» Exercise
Write out the listing below without alteration, omitting its pictures.
## BEGIN Recorded information
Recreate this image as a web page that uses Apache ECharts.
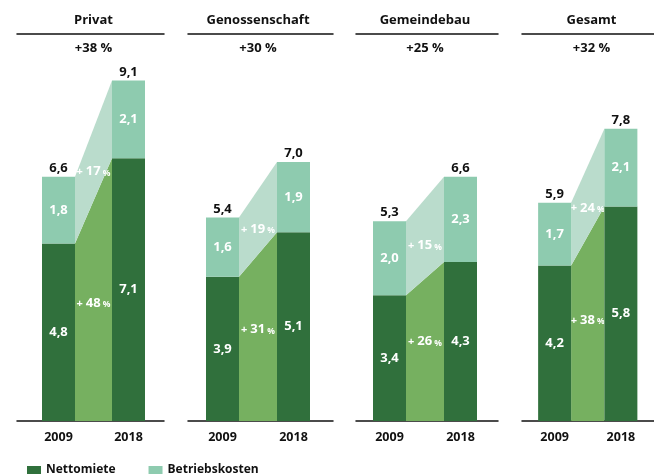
<!DOCTYPE html>
<html>
<head>
<meta charset="utf-8">
<script src="https://cdn.jsdelivr.net/npm/echarts@6/dist/echarts.min.js"></script>
<style>
  html, body { margin: 0; padding: 0; background: #fff; }
  #chart { width: 654px; height: 476px; }
</style>
</head>
<body>
<div id="chart"></div>
<script>
// Wohnkosten je m², 2009 vs. 2018, nach Segment
const panels = ['Privat', 'Genossenschaft', 'Gemeindebau', 'Gesamt'];
const totalChange = ['+38 %', '+30 %', '+25 %', '+32 %'];
const years = ['2009', '2018'];
const netRent2009 = [4.8, 3.9, 3.4, 4.2];
const netRent2018 = [7.1, 5.1, 4.3, 5.8];
const opCost2009 = [1.8, 1.6, 2.0, 1.7];
const opCost2018 = [2.1, 1.9, 2.3, 2.1];
const total2009 = [6.6, 5.4, 5.3, 5.9];
const total2018 = [9.1, 7.0, 6.6, 7.8];
const netRentChange = [48, 31, 26, 38];
const opCostChange = [17, 19, 15, 24];

const C_NET = '#30703c';
const C_NET_GROWTH = '#76b060';
const C_OP = '#8ecbaf';
const C_OP_GROWTH = '#badccc';
const INK = '#111111';
const FONT = '"Open Sans", Lato, sans-serif';
const BAR_W = 33;

// panel placement: bar grids, and the wider frame carrying the rules
const gridLeft = [23.5, 187, 354, 521.5];
const gridWidth = [140, 142, 142, 140];
const ruleLeft = [17, 188, 356, 522];
const ruleWidth = [147, 145, 142, 142];
const GRID_TOP = 51;
const GRID_BOTTOM = 55;

const fmt = v => v.toFixed(1).replace('.', ',');

const grid = [], xAxis = [], yAxis = [], series = [], title = [];

panels.forEach((name, i) => {
  const cx = gridLeft[i] + gridWidth[i] / 2;
  title.push({
    text: name, left: cx, textAlign: 'center', top: 14, padding: 0,
    textStyle: { fontFamily: FONT, fontSize: 13, fontWeight: 'bold', color: INK }
  });
  title.push({
    text: totalChange[i], left: cx, textAlign: 'center', top: 42, padding: 0,
    textStyle: { fontFamily: FONT, fontSize: 13, fontWeight: 'bold', color: INK }
  });

  // frame grid: baseline and heading rule
  const g = grid.length;
  grid.push({ left: ruleLeft[i], width: ruleWidth[i], top: GRID_TOP, bottom: GRID_BOTTOM });
  const rule = extra => Object.assign({
    type: 'value', gridIndex: g, min: 0, max: 1,
    axisLine: { onZero: false, lineStyle: { color: INK, width: 1.5 } },
    axisTick: { show: false }, axisLabel: { show: false }, splitLine: { show: false }
  }, extra);
  xAxis.push(rule({ position: 'bottom' }));
  xAxis.push(rule({ position: 'top', offset: 17 }));
  yAxis.push({ type: 'value', gridIndex: g, min: 0, max: 1, show: false });

  // bar grid
  const b = grid.length;
  grid.push({ left: gridLeft[i], width: gridWidth[i], top: GRID_TOP, bottom: GRID_BOTTOM });
  const xi = xAxis.length;
  xAxis.push({
    type: 'category', gridIndex: b, data: years,
    axisLine: { show: false },
    axisTick: { show: false },
    axisLabel: { color: INK, fontFamily: FONT, fontSize: 12.5, fontWeight: 'bold', margin: 10 }
  });
  const yi = yAxis.length;
  yAxis.push({ type: 'value', gridIndex: b, min: 0, max: 10, show: false });

  const stackId = 'stack' + i;
  const inBarLabel = { show: true, position: 'inside', color: '#fff', fontFamily: FONT,
                       fontSize: 13, fontWeight: 'bold', formatter: p => fmt(p.value) };
  series.push({
    name: 'Nettomiete', type: 'bar', xAxisIndex: xi, yAxisIndex: yi, stack: stackId,
    barWidth: BAR_W, itemStyle: { color: C_NET },
    data: [netRent2009[i], netRent2018[i]], label: inBarLabel
  });
  series.push({
    name: 'Betriebskosten', type: 'bar', xAxisIndex: xi, yAxisIndex: yi, stack: stackId,
    barWidth: BAR_W, itemStyle: { color: C_OP },
    data: [opCost2009[i], opCost2018[i]], label: inBarLabel
  });
  // growth wedges between the two bars, plus totals above the stacks
  series.push({
    type: 'custom', xAxisIndex: xi, yAxisIndex: yi, clip: false, silent: true,
    encode: { x: 0, y: 1 },
    data: [[0, netRent2009[i], netRent2018[i],
            netRent2009[i] + opCost2009[i], netRent2018[i] + opCost2018[i],
            netRentChange[i], opCostChange[i], total2009[i], total2018[i]]],
    renderItem: (params, api) => {
      const n0 = api.value(1), n1 = api.value(2), t0 = api.value(3), t1 = api.value(4);
      const base0 = api.coord([0, 0]), base1 = api.coord([1, 0]);
      const xa = base0[0] + BAR_W / 2, xb = base1[0] - BAR_W / 2;
      const yb = base0[1];
      const yN0 = api.coord([0, n0])[1], yN1 = api.coord([1, n1])[1];
      const yT0 = api.coord([0, t0])[1], yT1 = api.coord([1, t1])[1];
      const xm = (xa + xb) / 2;
      const pctText = v => ({
        text: '{p|+ }{a|' + v + '}{b| %}',
        rich: {
          p: { fontFamily: FONT, fontSize: 11, fontWeight: 'bold', fill: '#fff', padding: [1, 0, 0, 0] },
          a: { fontFamily: FONT, fontSize: 13, fontWeight: 'bold', fill: '#fff' },
          b: { fontFamily: FONT, fontSize: 8.5, fontWeight: 'bold', fill: '#fff', padding: [3, 0, 0, 0] }
        },
        align: 'center', verticalAlign: 'middle'
      });
      const totalStyle = t => ({ text: fmt(t), fontFamily: FONT, fontSize: 13, fontWeight: 'bold',
                                 fill: INK, align: 'center', verticalAlign: 'bottom' });
      return {
        type: 'group',
        children: [
          { type: 'polygon', shape: { points: [[xa, yb], [xa, yN0], [xb, yN1], [xb, yb]] },
            style: { fill: C_NET_GROWTH } },
          { type: 'polygon', shape: { points: [[xa, yN0], [xa, yT0], [xb, yT1], [xb, yN1]] },
            style: { fill: C_OP_GROWTH } },
          { type: 'text', x: xm, y: (2 * yb + yN0 + yN1) / 4 - 8, style: pctText(api.value(5)) },
          { type: 'text', x: xm, y: (yN0 + yN1 + yT0 + yT1) / 4 + 7, style: pctText(api.value(6)) },
          { type: 'text', x: base0[0], y: yT0 - 2, style: totalStyle(api.value(7)) },
          { type: 'text', x: base1[0], y: yT1 - 2, style: totalStyle(api.value(8)) }
        ]
      };
    }
  });
});

const chart = echarts.init(document.getElementById('chart'), null, { renderer: 'canvas' });
chart.setOption({
  animation: false,
  backgroundColor: '#fff',
  title,
  grid, xAxis, yAxis, series,
  legend: {
    data: ['Nettomiete', 'Betriebskosten'],
    left: 27, top: 464, itemWidth: 14, itemHeight: 8, itemGap: 33,
    icon: 'rect', selectedMode: false, padding: 0,
    textStyle: { fontFamily: FONT, fontSize: 12, color: INK, fontWeight: 'bold' }
  }
});
</script>
</body>
</html>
## END Recorded information
» Result for this task
Recreate this image as a web page that uses Apache ECharts.
<!DOCTYPE html>
<html>
<head>
<meta charset="utf-8">
<script src="https://cdn.jsdelivr.net/npm/echarts@6/dist/echarts.min.js"></script>
<style>
  html, body { margin: 0; padding: 0; background: #fff; }
  #chart { width: 654px; height: 476px; }
</style>
</head>
<body>
<div id="chart"></div>
<script>
// Wohnkosten je m², 2009 vs. 2018, nach Segment
const panels = ['Privat', 'Genossenschaft', 'Gemeindebau', 'Gesamt'];
const totalChange = ['+38 %', '+30 %', '+25 %', '+32 %'];
const years = ['2009', '2018'];
const netRent2009 = [4.8, 3.9, 3.4, 4.2];
const netRent2018 = [7.1, 5.1, 4.3, 5.8];
const opCost2009 = [1.8, 1.6, 2.0, 1.7];
const opCost2018 = [2.1, 1.9, 2.3, 2.1];
const total2009 = [6.6, 5.4, 5.3, 5.9];
const total2018 = [9.1, 7.0, 6.6, 7.8];
const netRentChange = [48, 31, 26, 38];
const opCostChange = [17, 19, 15, 24];

const C_NET = '#30703c';
const C_NET_GROWTH = '#76b060';
const C_OP = '#8ecbaf';
const C_OP_GROWTH = '#badccc';
const INK = '#111111';
const FONT = '"Open Sans", Lato, sans-serif';
const BAR_W = 33;

// panel placement: bar grids, and the wider frame carrying the rules
const gridLeft = [23.5, 187, 354, 521.5];
const gridWidth = [140, 142, 142, 140];
const ruleLeft = [17, 188, 356, 522];
const ruleWidth = [147, 145, 142, 142];
const GRID_TOP = 51;
const GRID_BOTTOM = 55;

const fmt = v => v.toFixed(1).replace('.', ',');

const grid = [], xAxis = [], yAxis = [], series = [], title = [];

panels.forEach((name, i) => {
  const cx = gridLeft[i] + gridWidth[i] / 2;
  title.push({
    text: name, left: cx, textAlign: 'center', top: 14, padding: 0,
    textStyle: { fontFamily: FONT, fontSize: 13, fontWeight: 'bold', color: INK }
  });
  title.push({
    text: totalChange[i], left: cx, textAlign: 'center', top: 42, padding: 0,
    textStyle: { fontFamily: FONT, fontSize: 13, fontWeight: 'bold', color: INK }
  });

  // frame grid: baseline and heading rule
  const g = grid.length;
  grid.push({ left: ruleLeft[i], width: ruleWidth[i], top: GRID_TOP, bottom: GRID_BOTTOM });
  const rule = extra => Object.assign({
    type: 'value', gridIndex: g, min: 0, max: 1,
    axisLine: { onZero: false, lineStyle: { color: INK, width: 1.5 } },
    axisTick: { show: false }, axisLabel: { show: false }, splitLine: { show: false }
  }, extra);
  xAxis.push(rule({ position: 'bottom' }));
  xAxis.push(rule({ position: 'top', offset: 17 }));
  yAxis.push({ type: 'value', gridIndex: g, min: 0, max: 1, show: false });

  // bar grid
  const b = grid.length;
  grid.push({ left: gridLeft[i], width: gridWidth[i], top: GRID_TOP, bottom: GRID_BOTTOM });
  const xi = xAxis.length;
  xAxis.push({
    type: 'category', gridIndex: b, data: years,
    axisLine: { show: false },
    axisTick: { show: false },
    axisLabel: { color: INK, fontFamily: FONT, fontSize: 12.5, fontWeight: 'bold', margin: 10 }
  });
  const yi = yAxis.length;
  yAxis.push({ type: 'value', gridIndex: b, min: 0, max: 10, show: false });

  const stackId = 'stack' + i;
  const inBarLabel = { show: true, position: 'inside', color: '#fff', fontFamily: FONT,
                       fontSize: 13, fontWeight: 'bold', formatter: p => fmt(p.value) };
  series.push({
    name: 'Nettomiete', type: 'bar', xAxisIndex: xi, yAxisIndex: yi, stack: stackId,
    barWidth: BAR_W, itemStyle: { color: C_NET },
    data: [netRent2009[i], netRent2018[i]], label: inBarLabel
  });
  series.push({
    name: 'Betriebskosten', type: 'bar', xAxisIndex: xi, yAxisIndex: yi, stack: stackId,
    barWidth: BAR_W, itemStyle: { color: C_OP },
    data: [opCost2009[i], opCost2018[i]], label: inBarLabel
  });
  // growth wedges between the two bars, plus totals above the stacks
  series.push({
    type: 'custom', xAxisIndex: xi, yAxisIndex: yi, clip: false, silent: true,
    encode: { x: 0, y: 1 },
    data: [[0, netRent2009[i], netRent2018[i],
            netRent2009[i] + opCost2009[i], netRent2018[i] + opCost2018[i],
            netRentChange[i], opCostChange[i], total2009[i], total2018[i]]],
    renderItem: (params, api) => {
      const n0 = api.value(1), n1 = api.value(2), t0 = api.value(3), t1 = api.value(4);
      const base0 = api.coord([0, 0]), base1 = api.coord([1, 0]);
      const xa = base0[0] + BAR_W / 2, xb = base1[0] - BAR_W / 2;
      const yb = base0[1];
      const yN0 = api.coord([0, n0])[1], yN1 = api.coord([1, n1])[1];
      const yT0 = api.coord([0, t0])[1], yT1 = api.coord([1, t1])[1];
      const xm = (xa + xb) / 2;
      const pctText = v => ({
        text: '{p|+ }{a|' + v + '}{b| %}',
        rich: {
          p: { fontFamily: FONT, fontSize: 11, fontWeight: 'bold', fill: '#fff', padding: [1, 0, 0, 0] },
          a: { fontFamily: FONT, fontSize: 13, fontWeight: 'bold', fill: '#fff' },
          b: { fontFamily: FONT, fontSize: 8.5, fontWeight: 'bold', fill: '#fff', padding: [3, 0, 0, 0] }
        },
        align: 'center', verticalAlign: 'middle'
      });
      const totalStyle = t => ({ text: fmt(t), fontFamily: FONT, fontSize: 13, fontWeight: 'bold',
                                 fill: INK, align: 'center', verticalAlign: 'bottom' });
      return {
        type: 'group',
        children: [
          { type: 'polygon', shape: { points: [[xa, yb], [xa, yN0], [xb, yN1], [xb, yb]] },
            style: { fill: C_NET_GROWTH } },
          { type: 'polygon', shape: { points: [[xa, yN0], [xa, yT0], [xb, yT1], [xb, yN1]] },
            style: { fill: C_OP_GROWTH } },
          { type: 'text', x: xm, y: (2 * yb + yN0 + yN1) / 4 - 8, style: pctText(api.value(5)) },
          { type: 'text', x: xm, y: (yN0 + yN1 + yT0 + yT1) / 4 + 7, style: pctText(api.value(6)) },
          { type: 'text', x: base0[0], y: yT0 - 2, style: totalStyle(api.value(7)) },
          { type: 'text', x: base1[0], y: yT1 - 2, style: totalStyle(api.value(8)) }
        ]
      };
    }
  });
});

const chart = echarts.init(document.getElementById('chart'), null, { renderer: 'canvas' });
chart.setOption({
  animation: false,
  backgroundColor: '#fff',
  title,
  grid, xAxis, yAxis, series,
  legend: {
    data: ['Nettomiete', 'Betriebskosten'],
    left: 27, top: 464, itemWidth: 14, itemHeight: 8, itemGap: 33,
    icon: 'rect', selectedMode: false, padding: 0,
    textStyle: { fontFamily: FONT, fontSize: 12, color: INK, fontWeight: 'bold' }
  }
});
</script>
</body>
</html>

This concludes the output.